Both of these kings were worshippers and had a reverent fear of God.  In 2 Chronicles 1 it is said that Solomon organised a nationwide worship service for God and offered a sacrifice that had never before been seen in Israel.  In fact the sacrifice was so great that it caused God to come and ask Solomon to ask for anything and it would be his.

He believed in God so much so that when he built the temple of God in Jerusalem, in 2 chronicles 6, he prayed that anyone who turned to the direction of Jerusalem and prayed, the lord God should hear and answer their prayer.


He had zeal and he lived to serve.  He was determined to follow in the foot prints of his father and build on the legacy his father David left him.  He knew who chose him to sit on the throne.  He knew that by legal right he shouldn’t have inherited the throne, and he also knew that it was the love that God had for him and his father that gave him the throne.

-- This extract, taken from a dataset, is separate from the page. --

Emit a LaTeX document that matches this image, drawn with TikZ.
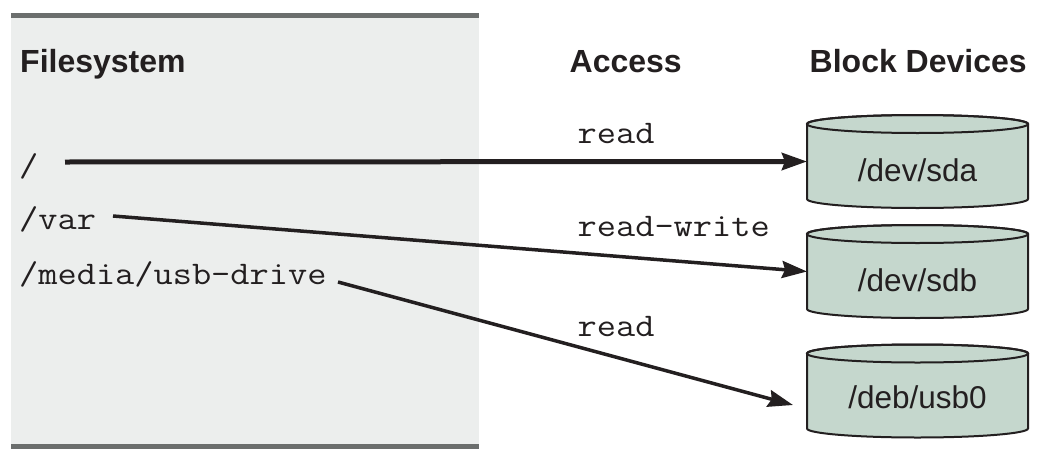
\documentclass[tikz,border=0pt]{standalone}
\usepackage{fontspec}
\setmainfont{Liberation Sans}
\setmonofont{Latin Modern Mono}[FakeStretch=1.13]
\usetikzlibrary{arrows.meta,calc}
\definecolor{panel}{HTML}{ECEEED}
\definecolor{bar}{HTML}{6B6E6D}
\definecolor{disk}{HTML}{C5D7CD}
\definecolor{ink}{HTML}{231F20}
\pgfdeclarelayer{bg}
\pgfsetlayers{bg,main}
\newcommand\diskshape[1]{%
  \filldraw[fill=disk, draw=ink, line width=2pt] (#1.north west) -- (#1.south west)
    arc[start angle=180, end angle=360, x radius=110.5pt, y radius=9pt] -- (#1.north east)
    arc[start angle=0, end angle=180, x radius=110.5pt, y radius=9pt] -- cycle;
  \draw[ink, line width=2pt] (#1.north) ellipse[x radius=110.5pt, y radius=9pt];
}
\tikzset{
  mono/.style={font=\fontsize{33}{38}\ttfamily, text=ink, inner sep=0pt, anchor=base west},
  head/.style={font=\fontsize{32}{36}\selectfont\bfseries, text=ink, inner sep=0pt, anchor=base west},
  disknode/.style={minimum width=221pt, inner sep=0pt, outer sep=0pt, text height=57.5pt, text depth=17.5pt, font=\fontsize{31.5}{36}\selectfont, text=ink},
  link/.style={draw=ink, line width=3.5pt, -{Stealth[length=25pt,width=17pt,inset=3pt]}},
}
\begin{document}
\begin{tikzpicture}[x=1pt,y=1pt]
\useasboundingbox (0,0) rectangle (1041,-458);
% panel
\fill[panel] (11,-18) rectangle (479,-444);
\fill[bar] (11,-13) rectangle (479,-18);
\fill[bar] (11,-444) rectangle (479,-449);
% headers
\node[head] (hfs) at (20,-72) {Filesystem};
\node[head] (hacc) at (569.5,-72) {Access};
\node[head] (hblk) at (809.5,-72) {Block Devices};
% filesystem paths
\node[mono] (root) at (19,-176) {/};
\node[mono] (var) at (19,-229) {/var};
\node[mono] (media) at (19,-284) {/media/usb-drive};
% access labels
\node[mono] (lread1) at (577.5,-143) {read};
\node[mono] (lrw) at (577.5,-236) {read-write};
\node[mono] (lread2) at (577.5,-336) {read};
% devices
\node[disknode] (sda) at (917.5,-161.5) {/dev/sda};
\node[disknode] (sdb) at (917.5,-271.5) {/dev/sdb};
\node[disknode, text height=54.5pt, text depth=20.5pt] (usb) at (917.5,-391) {/deb/usb0};
\begin{pgfonlayer}{bg}
\diskshape{sda}
\diskshape{sdb}
\diskshape{usb}
\end{pgfonlayer}
% connectors
\draw[link, line width=5pt] ($(root.base west)+(46,14)$) -- (sda.west);
\draw[link] ($(var.base west)+(94,13)$) -- (sdb.west);
\draw[link] ($(media.base west)+(319,2)$) -- ($(usb.west)+(-14,-14)$);
\end{tikzpicture}
\end{document}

This was a man that had all the ingredients of a worshipper.  If Solomon was born today, he probably would been raised in the house of God by a father who was a man of God. He had no reason to fail as a child of God. He had no excuse to backslide.  But at the end of his life, he looked at all that he had achieved and he called it all vanity.


I have asked myself several times why Solomon who had it all, money, beauty, prestige, God on his side and above all, had a personal contact and relationship with God could end up the way he did.


Solomon had fame and with the fame came praise and women.  There was one thing that God told the Israelites not to do, He told them not to intermarry with their neighbours lest they be led astray by their strange gods. Deuteronomy 7:2-4


Solomon had one weakness, the same one his father David had, women.  He loved them and they came to him in their numbers.  The bible says that he made alliances with foreign countries by marrying their daughters and each of those daughters brought in their own gods and Solomon allowed them to set up altars for those gods in Jerusalem.  Eventually the bible says the women and their gods led Solomon astray.  The man who started out with all the right ingredients ended following other gods because he compromised.


I guess Solomon didn’t see anything wrong with allowing his wives to bring in their gods, after all he was not going to worship them, but like the Asians say, the first step is the most important one.  All it takes is one compromise and the rest won’t be so difficult to make.


The love that God had for Solomon was not enough to keep him from straying.  God’s love keeps Him faithful to us, but it won’t keep us faithful to Him until we love him back and take a hold of that love. God’s love as it was available to Solomon is also available to us and just us it did not keep Solomon from straying, it won’t keep us from straying either.


God’s love is always there for us but we have to hold on to that love.  We have to choose to stay connected with that love like David did.  God expects us to love and trust him enough to choose him daily as David.